§ PROVIDED MATERIAL:
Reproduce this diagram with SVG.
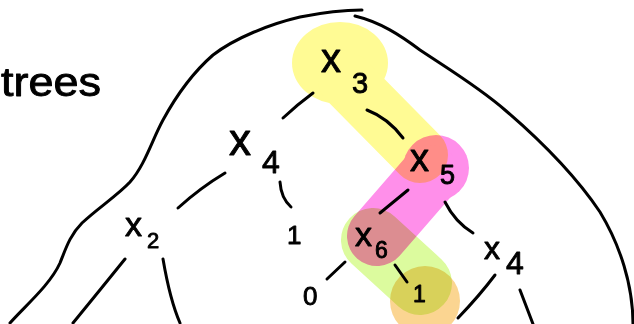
<svg xmlns="http://www.w3.org/2000/svg" width="634" height="324" viewBox="0 0 634 324">
<style>
.ink{fill:none;stroke:#000;stroke-width:3;stroke-linecap:round;stroke-linejoin:round}
.t{font-family:"Liberation Sans","DejaVu Sans",sans-serif;fill:#000;stroke:#000;stroke-width:0.9;stroke-linejoin:round}
.hl{mix-blend-mode:multiply}
.band{fill:none;stroke-linecap:round}
</style>
<rect width="634" height="324" fill="#fff"/>
<g id="highlights">
  <g class="hl" id="hl-yellow">
    <ellipse cx="340" cy="63" rx="48" ry="41" fill="#FFFB94"/>
    <path class="band" d="M346,80 L420,155" stroke="#FFFB94" stroke-width="56"/>
  </g>
  <g class="hl" id="hl-pink">
    <circle cx="436" cy="168" r="33" fill="#FF8FEA"/>
    <path class="band" d="M430,175 L377,236" stroke="#FF8FEA" stroke-width="60"/>
  </g>
  <g class="hl" id="hl-green">
    <path class="band" d="M373,240 L420,283" stroke="#DCFB9E" stroke-width="64"/>
  </g>
  <g class="hl" id="hl-orange">
    <circle cx="425" cy="301" r="35" fill="#FBD591"/>
  </g>
</g>
<g id="outline">
  <path class="ink" d="M10,323 C25,306 50,285 60,263 C66,248 70,235 82,223 C98,208 118,195 130,182 C145,165 152,140 163,120 C175,98 190,75 213,55 C235,38 270,24 300,17 C325,12 345,10 362,10"/>
  <path class="ink" d="M355,16 C380,22 400,35 420,50 C450,70 480,88 505,110 C540,140 575,175 600,212 C620,245 633,285 633,324"/>
</g>
<text class="t" x="1" y="96" font-size="40" textLength="100" lengthAdjust="spacingAndGlyphs">trees</text>
<g id="connectors">
  <path class="ink" d="M313,93 Q298,104 283,118"/>
  <path class="ink" d="M367,110 Q388,118 403,138"/>
  <path class="ink" d="M225,173 Q200,188 178,208"/>
  <path class="ink" d="M280,182 Q281,198 291,207"/>
  <path class="ink" d="M408,190 L380,213"/>
  <path class="ink" d="M445,202 Q455,222 473,233"/>
  <path class="ink" d="M345,262 L327,279"/>
  <path class="ink" d="M395,265 L407,282"/>
  <path class="ink" d="M125,259 Q100,290 73,323"/>
  <path class="ink" d="M163,259 Q170,300 180,323"/>
  <path class="ink" d="M495,275 Q480,295 458,318"/>
  <path class="ink" d="M520,290 L533,324"/>
</g>
<g id="n-x3"><text class="t" x="321" y="72" font-size="40">x<tspan x="352" y="93" font-size="29">3</tspan></text></g>
<g id="n-x4a"><text class="t" x="229" y="155" font-size="44">x<tspan x="262" y="173" font-size="32">4</tspan></text></g>
<g id="n-x5"><text class="t" x="410" y="171" font-size="38">x<tspan x="440" y="184" font-size="27">5</tspan></text></g>
<g id="n-x2"><text class="t" x="125" y="236" font-size="34">x<tspan x="147" y="248" font-size="22">2</tspan></text></g>
<g id="n-1a"><text class="t" x="287" y="244" font-size="26">1</text></g>
<g id="n-x6"><text class="t" x="355" y="246" font-size="34">x<tspan x="375" y="258" font-size="23">6</tspan></text></g>
<g id="n-x4b"><text class="t" x="484" y="259" font-size="32">x<tspan x="506" y="274" font-size="32">4</tspan></text></g>
<g id="n-0"><text class="t" x="303" y="305" font-size="26">0</text></g>
<g id="n-1b"><text class="t" x="413" y="302" font-size="23">1</text></g>
</svg>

§ STATED EXERCISE: Copy out all the data exactly; skip the pictures.

§ RESPONSE:
Reproduce this diagram with SVG.
<svg xmlns="http://www.w3.org/2000/svg" width="634" height="324" viewBox="0 0 634 324">
<style>
.ink{fill:none;stroke:#000;stroke-width:3;stroke-linecap:round;stroke-linejoin:round}
.t{font-family:"Liberation Sans","DejaVu Sans",sans-serif;fill:#000;stroke:#000;stroke-width:0.9;stroke-linejoin:round}
.hl{mix-blend-mode:multiply}
.band{fill:none;stroke-linecap:round}
</style>
<rect width="634" height="324" fill="#fff"/>
<g id="highlights">
  <g class="hl" id="hl-yellow">
    <ellipse cx="340" cy="63" rx="48" ry="41" fill="#FFFB94"/>
    <path class="band" d="M346,80 L420,155" stroke="#FFFB94" stroke-width="56"/>
  </g>
  <g class="hl" id="hl-pink">
    <circle cx="436" cy="168" r="33" fill="#FF8FEA"/>
    <path class="band" d="M430,175 L377,236" stroke="#FF8FEA" stroke-width="60"/>
  </g>
  <g class="hl" id="hl-green">
    <path class="band" d="M373,240 L420,283" stroke="#DCFB9E" stroke-width="64"/>
  </g>
  <g class="hl" id="hl-orange">
    <circle cx="425" cy="301" r="35" fill="#FBD591"/>
  </g>
</g>
<g id="outline">
  <path class="ink" d="M10,323 C25,306 50,285 60,263 C66,248 70,235 82,223 C98,208 118,195 130,182 C145,165 152,140 163,120 C175,98 190,75 213,55 C235,38 270,24 300,17 C325,12 345,10 362,10"/>
  <path class="ink" d="M355,16 C380,22 400,35 420,50 C450,70 480,88 505,110 C540,140 575,175 600,212 C620,245 633,285 633,324"/>
</g>
<text class="t" x="1" y="96" font-size="40" textLength="100" lengthAdjust="spacingAndGlyphs">trees</text>
<g id="connectors">
  <path class="ink" d="M313,93 Q298,104 283,118"/>
  <path class="ink" d="M367,110 Q388,118 403,138"/>
  <path class="ink" d="M225,173 Q200,188 178,208"/>
  <path class="ink" d="M280,182 Q281,198 291,207"/>
  <path class="ink" d="M408,190 L380,213"/>
  <path class="ink" d="M445,202 Q455,222 473,233"/>
  <path class="ink" d="M345,262 L327,279"/>
  <path class="ink" d="M395,265 L407,282"/>
  <path class="ink" d="M125,259 Q100,290 73,323"/>
  <path class="ink" d="M163,259 Q170,300 180,323"/>
  <path class="ink" d="M495,275 Q480,295 458,318"/>
  <path class="ink" d="M520,290 L533,324"/>
</g>
<g id="n-x3"><text class="t" x="321" y="72" font-size="40">x<tspan x="352" y="93" font-size="29">3</tspan></text></g>
<g id="n-x4a"><text class="t" x="229" y="155" font-size="44">x<tspan x="262" y="173" font-size="32">4</tspan></text></g>
<g id="n-x5"><text class="t" x="410" y="171" font-size="38">x<tspan x="440" y="184" font-size="27">5</tspan></text></g>
<g id="n-x2"><text class="t" x="125" y="236" font-size="34">x<tspan x="147" y="248" font-size="22">2</tspan></text></g>
<g id="n-1a"><text class="t" x="287" y="244" font-size="26">1</text></g>
<g id="n-x6"><text class="t" x="355" y="246" font-size="34">x<tspan x="375" y="258" font-size="23">6</tspan></text></g>
<g id="n-x4b"><text class="t" x="484" y="259" font-size="32">x<tspan x="506" y="274" font-size="32">4</tspan></text></g>
<g id="n-0"><text class="t" x="303" y="305" font-size="26">0</text></g>
<g id="n-1b"><text class="t" x="413" y="302" font-size="23">1</text></g>
</svg>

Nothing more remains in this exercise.